> [What to produce]:
The lines from the top of the material through the line with "var svgWidth = 511, svgHeight = 538;" are to be set down exactly. Leave the pictures out.
[start Records provided]
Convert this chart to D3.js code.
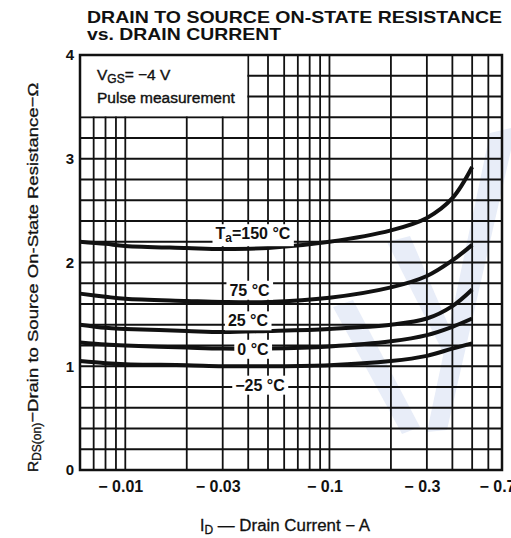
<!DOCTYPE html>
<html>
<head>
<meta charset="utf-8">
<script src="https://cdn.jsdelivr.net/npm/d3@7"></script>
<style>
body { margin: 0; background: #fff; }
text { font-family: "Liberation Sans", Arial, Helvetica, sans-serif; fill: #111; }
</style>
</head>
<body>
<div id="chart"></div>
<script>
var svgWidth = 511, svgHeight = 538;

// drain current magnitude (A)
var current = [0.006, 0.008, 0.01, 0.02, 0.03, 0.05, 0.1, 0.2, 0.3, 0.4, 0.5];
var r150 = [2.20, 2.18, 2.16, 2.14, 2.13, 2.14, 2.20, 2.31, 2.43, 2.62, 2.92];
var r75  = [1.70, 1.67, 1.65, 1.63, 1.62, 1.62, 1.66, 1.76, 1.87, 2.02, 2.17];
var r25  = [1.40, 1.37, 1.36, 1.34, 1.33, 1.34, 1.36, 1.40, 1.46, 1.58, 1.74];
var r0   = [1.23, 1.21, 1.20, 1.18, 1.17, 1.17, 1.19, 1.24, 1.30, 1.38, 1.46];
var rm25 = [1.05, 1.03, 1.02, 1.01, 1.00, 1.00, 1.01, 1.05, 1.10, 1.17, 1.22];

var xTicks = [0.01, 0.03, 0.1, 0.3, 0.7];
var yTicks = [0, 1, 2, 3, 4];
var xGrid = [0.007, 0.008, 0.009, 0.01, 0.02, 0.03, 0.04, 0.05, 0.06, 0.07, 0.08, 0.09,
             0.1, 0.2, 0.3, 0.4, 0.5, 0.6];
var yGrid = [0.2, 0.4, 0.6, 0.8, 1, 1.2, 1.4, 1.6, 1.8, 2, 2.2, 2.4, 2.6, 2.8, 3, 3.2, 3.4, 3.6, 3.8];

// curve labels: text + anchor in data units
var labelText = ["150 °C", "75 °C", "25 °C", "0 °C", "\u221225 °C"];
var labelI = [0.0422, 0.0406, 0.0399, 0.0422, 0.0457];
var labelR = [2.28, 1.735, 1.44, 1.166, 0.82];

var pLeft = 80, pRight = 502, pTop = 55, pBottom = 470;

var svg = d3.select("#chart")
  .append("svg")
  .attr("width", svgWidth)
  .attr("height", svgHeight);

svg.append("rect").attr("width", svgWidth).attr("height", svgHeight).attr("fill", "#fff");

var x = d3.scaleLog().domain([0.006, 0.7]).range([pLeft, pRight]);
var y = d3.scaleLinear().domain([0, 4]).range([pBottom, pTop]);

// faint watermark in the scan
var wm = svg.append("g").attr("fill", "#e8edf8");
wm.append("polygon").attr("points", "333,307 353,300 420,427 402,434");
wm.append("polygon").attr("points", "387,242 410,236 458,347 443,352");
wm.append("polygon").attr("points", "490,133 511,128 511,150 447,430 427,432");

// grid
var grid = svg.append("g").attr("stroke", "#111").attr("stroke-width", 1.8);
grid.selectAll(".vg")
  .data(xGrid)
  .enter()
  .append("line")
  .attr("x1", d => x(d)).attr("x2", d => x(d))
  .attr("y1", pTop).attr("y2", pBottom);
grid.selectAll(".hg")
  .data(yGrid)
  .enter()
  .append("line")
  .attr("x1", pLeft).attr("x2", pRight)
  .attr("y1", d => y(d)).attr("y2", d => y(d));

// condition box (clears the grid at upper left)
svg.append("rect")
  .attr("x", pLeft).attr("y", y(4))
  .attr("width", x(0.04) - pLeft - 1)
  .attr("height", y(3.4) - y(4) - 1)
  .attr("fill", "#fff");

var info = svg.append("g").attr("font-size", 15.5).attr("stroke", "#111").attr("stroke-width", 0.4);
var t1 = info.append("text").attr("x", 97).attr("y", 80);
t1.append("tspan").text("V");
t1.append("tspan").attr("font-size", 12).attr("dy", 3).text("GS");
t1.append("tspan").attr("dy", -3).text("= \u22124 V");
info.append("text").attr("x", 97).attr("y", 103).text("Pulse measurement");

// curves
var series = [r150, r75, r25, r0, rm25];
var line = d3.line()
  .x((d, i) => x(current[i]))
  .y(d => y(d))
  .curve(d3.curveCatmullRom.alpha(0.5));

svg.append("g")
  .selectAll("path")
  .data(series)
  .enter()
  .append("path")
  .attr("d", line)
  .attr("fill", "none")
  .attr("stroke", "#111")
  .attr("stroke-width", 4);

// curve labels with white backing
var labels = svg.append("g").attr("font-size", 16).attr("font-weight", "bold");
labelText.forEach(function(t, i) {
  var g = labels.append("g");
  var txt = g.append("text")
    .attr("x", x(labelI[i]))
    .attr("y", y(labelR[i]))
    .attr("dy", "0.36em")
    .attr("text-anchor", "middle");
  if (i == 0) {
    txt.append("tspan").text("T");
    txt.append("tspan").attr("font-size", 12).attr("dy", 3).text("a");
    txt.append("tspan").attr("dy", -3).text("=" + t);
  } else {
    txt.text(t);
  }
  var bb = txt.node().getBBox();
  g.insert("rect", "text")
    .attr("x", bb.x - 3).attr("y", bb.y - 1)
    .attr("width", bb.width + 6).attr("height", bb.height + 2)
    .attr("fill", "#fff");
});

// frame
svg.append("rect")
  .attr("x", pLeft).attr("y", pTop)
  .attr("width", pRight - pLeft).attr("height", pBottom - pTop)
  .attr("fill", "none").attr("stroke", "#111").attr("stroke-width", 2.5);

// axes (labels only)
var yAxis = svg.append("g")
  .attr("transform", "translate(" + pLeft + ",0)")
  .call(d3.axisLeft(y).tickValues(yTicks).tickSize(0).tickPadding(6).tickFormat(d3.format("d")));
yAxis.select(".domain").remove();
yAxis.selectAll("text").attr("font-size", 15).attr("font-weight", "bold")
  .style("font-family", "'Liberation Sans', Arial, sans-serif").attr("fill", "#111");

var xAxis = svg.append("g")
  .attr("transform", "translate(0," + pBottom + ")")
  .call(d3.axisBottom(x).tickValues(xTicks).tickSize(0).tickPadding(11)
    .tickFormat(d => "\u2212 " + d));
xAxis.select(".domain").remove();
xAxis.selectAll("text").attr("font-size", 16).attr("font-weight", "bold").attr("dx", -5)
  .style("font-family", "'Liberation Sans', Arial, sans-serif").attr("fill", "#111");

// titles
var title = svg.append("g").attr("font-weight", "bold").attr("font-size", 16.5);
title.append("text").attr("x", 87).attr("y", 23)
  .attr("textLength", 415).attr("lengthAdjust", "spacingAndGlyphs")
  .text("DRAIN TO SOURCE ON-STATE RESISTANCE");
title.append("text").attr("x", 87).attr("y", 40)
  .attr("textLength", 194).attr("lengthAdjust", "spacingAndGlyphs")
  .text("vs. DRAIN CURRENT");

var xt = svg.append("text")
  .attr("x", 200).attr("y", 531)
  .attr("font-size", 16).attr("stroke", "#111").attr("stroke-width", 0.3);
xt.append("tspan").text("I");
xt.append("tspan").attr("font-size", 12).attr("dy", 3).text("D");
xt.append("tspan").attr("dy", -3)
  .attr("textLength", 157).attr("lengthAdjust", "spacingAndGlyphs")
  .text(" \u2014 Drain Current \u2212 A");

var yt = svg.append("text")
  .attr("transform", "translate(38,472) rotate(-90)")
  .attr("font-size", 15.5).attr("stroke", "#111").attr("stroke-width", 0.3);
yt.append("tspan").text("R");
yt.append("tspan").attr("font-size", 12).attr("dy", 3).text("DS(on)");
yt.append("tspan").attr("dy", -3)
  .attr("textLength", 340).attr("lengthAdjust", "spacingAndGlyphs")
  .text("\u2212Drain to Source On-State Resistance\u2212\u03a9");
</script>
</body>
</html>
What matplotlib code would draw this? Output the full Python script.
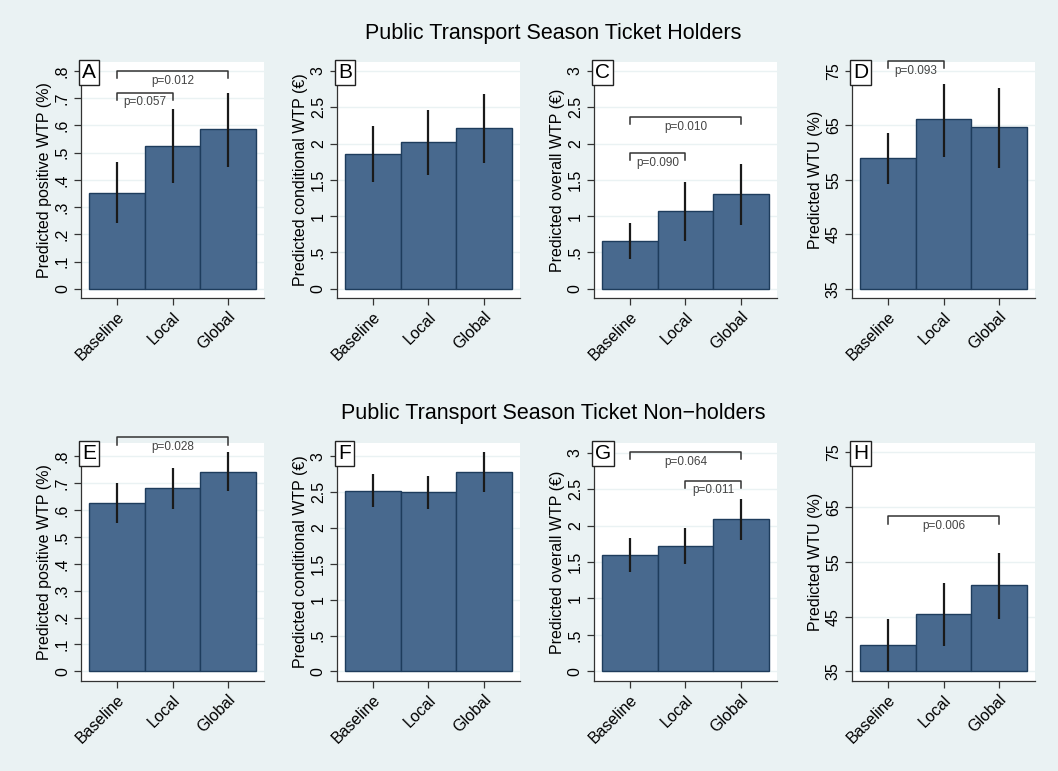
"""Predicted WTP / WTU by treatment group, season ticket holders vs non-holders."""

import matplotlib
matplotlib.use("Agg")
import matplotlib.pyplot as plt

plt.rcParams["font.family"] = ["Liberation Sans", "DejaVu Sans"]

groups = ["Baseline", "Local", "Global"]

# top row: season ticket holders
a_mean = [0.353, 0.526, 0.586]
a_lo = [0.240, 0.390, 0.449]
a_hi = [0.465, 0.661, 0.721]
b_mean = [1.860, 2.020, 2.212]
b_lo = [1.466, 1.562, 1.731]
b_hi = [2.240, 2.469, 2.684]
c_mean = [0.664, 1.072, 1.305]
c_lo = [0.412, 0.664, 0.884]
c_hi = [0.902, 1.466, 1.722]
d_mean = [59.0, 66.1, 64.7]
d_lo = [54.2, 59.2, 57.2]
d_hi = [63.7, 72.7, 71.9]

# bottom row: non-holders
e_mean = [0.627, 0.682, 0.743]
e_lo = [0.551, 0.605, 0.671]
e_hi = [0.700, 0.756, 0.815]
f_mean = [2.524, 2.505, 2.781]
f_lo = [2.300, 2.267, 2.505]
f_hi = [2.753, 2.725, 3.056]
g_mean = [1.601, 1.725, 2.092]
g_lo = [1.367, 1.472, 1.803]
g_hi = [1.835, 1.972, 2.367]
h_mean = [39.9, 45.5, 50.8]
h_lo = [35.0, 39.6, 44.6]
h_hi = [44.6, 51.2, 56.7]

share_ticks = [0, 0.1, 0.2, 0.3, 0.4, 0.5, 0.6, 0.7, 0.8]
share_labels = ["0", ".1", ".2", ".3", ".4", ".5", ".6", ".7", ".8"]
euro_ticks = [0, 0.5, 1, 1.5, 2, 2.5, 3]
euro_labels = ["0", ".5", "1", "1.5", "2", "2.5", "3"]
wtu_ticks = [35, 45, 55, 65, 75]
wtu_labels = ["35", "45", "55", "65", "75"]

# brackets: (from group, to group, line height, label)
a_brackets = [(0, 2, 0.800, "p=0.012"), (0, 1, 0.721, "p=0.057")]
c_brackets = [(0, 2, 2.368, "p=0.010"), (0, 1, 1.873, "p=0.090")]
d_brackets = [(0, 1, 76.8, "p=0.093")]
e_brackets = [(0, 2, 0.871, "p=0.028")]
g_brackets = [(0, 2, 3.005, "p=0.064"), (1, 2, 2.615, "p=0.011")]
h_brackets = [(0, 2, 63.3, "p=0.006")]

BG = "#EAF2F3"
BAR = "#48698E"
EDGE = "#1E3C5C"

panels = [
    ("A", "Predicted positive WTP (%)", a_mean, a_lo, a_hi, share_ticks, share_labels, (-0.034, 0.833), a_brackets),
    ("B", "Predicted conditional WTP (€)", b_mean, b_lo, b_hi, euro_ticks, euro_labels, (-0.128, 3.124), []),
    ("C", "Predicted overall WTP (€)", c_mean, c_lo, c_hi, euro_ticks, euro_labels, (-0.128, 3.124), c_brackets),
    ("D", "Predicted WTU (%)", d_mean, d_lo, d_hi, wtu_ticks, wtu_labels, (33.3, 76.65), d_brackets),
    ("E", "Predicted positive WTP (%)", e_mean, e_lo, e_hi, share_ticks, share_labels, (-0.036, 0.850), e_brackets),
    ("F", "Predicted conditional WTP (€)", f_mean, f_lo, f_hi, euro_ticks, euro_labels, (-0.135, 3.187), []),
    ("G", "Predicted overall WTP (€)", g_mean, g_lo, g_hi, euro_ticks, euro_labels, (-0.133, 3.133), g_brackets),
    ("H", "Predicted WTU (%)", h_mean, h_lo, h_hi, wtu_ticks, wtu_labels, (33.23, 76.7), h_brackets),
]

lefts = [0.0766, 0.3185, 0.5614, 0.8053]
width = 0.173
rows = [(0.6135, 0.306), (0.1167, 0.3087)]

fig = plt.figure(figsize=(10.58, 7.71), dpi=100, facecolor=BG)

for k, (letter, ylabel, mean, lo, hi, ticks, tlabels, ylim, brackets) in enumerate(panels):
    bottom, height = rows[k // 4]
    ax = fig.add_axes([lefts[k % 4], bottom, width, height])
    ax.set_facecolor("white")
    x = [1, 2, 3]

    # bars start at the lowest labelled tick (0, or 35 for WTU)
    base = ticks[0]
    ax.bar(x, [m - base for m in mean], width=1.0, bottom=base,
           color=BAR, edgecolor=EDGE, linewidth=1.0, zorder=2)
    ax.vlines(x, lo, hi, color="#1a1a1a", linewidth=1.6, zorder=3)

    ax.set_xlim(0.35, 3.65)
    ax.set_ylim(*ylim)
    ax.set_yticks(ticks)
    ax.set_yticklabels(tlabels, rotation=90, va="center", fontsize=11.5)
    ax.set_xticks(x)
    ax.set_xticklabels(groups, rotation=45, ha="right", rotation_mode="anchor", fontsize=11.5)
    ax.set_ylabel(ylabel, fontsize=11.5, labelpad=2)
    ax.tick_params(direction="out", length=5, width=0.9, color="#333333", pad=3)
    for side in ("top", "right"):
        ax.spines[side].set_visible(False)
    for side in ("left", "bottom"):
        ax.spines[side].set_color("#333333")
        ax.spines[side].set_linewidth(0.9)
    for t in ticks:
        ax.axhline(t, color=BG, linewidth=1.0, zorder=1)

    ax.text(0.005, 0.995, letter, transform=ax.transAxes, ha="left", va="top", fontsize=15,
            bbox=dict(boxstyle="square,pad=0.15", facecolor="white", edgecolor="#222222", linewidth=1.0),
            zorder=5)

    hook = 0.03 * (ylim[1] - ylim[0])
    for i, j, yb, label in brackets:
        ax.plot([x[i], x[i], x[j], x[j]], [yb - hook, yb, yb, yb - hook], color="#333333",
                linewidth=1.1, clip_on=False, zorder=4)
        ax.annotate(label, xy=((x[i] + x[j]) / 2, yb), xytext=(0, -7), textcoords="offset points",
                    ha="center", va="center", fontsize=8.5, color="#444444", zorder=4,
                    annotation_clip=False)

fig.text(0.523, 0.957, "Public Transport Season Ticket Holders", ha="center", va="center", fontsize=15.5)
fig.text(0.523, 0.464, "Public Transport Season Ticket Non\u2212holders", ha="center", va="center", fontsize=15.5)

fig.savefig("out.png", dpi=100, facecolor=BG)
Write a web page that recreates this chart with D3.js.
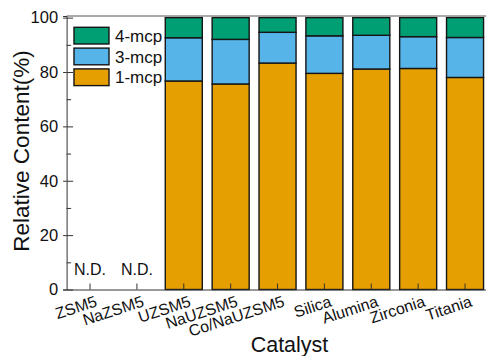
[end Records provided]
> [Output below]:
Convert this chart to D3.js code.
<!DOCTYPE html>
<html>
<head>
<meta charset="utf-8">
<script src="https://cdn.jsdelivr.net/npm/d3@7"></script>
<style>
body { margin: 0; background: #fff; }
text { font-family: "Liberation Sans", Arial, Helvetica, sans-serif; fill: #111; }
</style>
</head>
<body>
<div id="chart"></div>
<script>
var svgWidth = 511, svgHeight = 538;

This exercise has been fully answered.